Capital Gains Tax now affects far more UK investors than it did three years ago. The annual exempt amount fell to £3,000 from 2024/25, and rates on shares rose at the Autumn Budget 2024.

Key takeaways

  • Annual exempt amount: £3,000 in 2025/26 (HMRC).
  • CGT on shares/funds: 18% basic rate, 24% higher/additional rate from 30 October 2024.
  • Spouse transfers between civil partners are CGT-free (HMRC).
  • Losses can be offset against gains in the same or future years.
  • ISA and pension wrappers shelter gains completely.

How CGT is calculated

Gain = proceeds - Acquisition cost - allowable costs - reliefs.
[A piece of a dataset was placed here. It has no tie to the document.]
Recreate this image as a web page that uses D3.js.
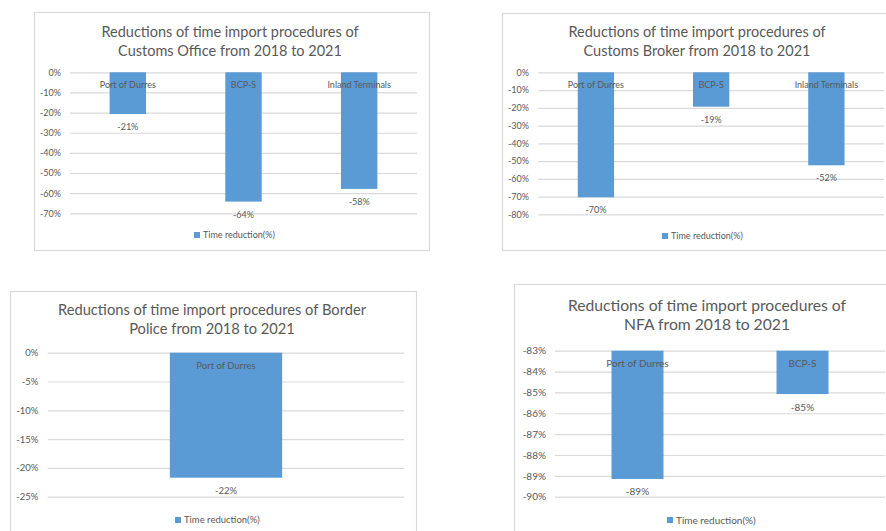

Annual exempt amount is deducted before tax.

Anti-avoidance rules

The 30-day 'bed and breakfast' rule prevents same-share repurchase to crystallise losses (HMRC).

Practical planning

Bed and ISA, spousal use, loss harvesting and spreading disposals across tax years can all reduce the bill.

What this means for UK investors

With the CGT allowance reduced and rates rising, UK investors should plan disposals carefully and use ISA wrappers wherever possible.

Risks to watch

  • Missing 30-day rules.
  • Underestimating cumulative gains.
  • Future Budget changes.
  • Property CGT 60-day reporting (HMRC).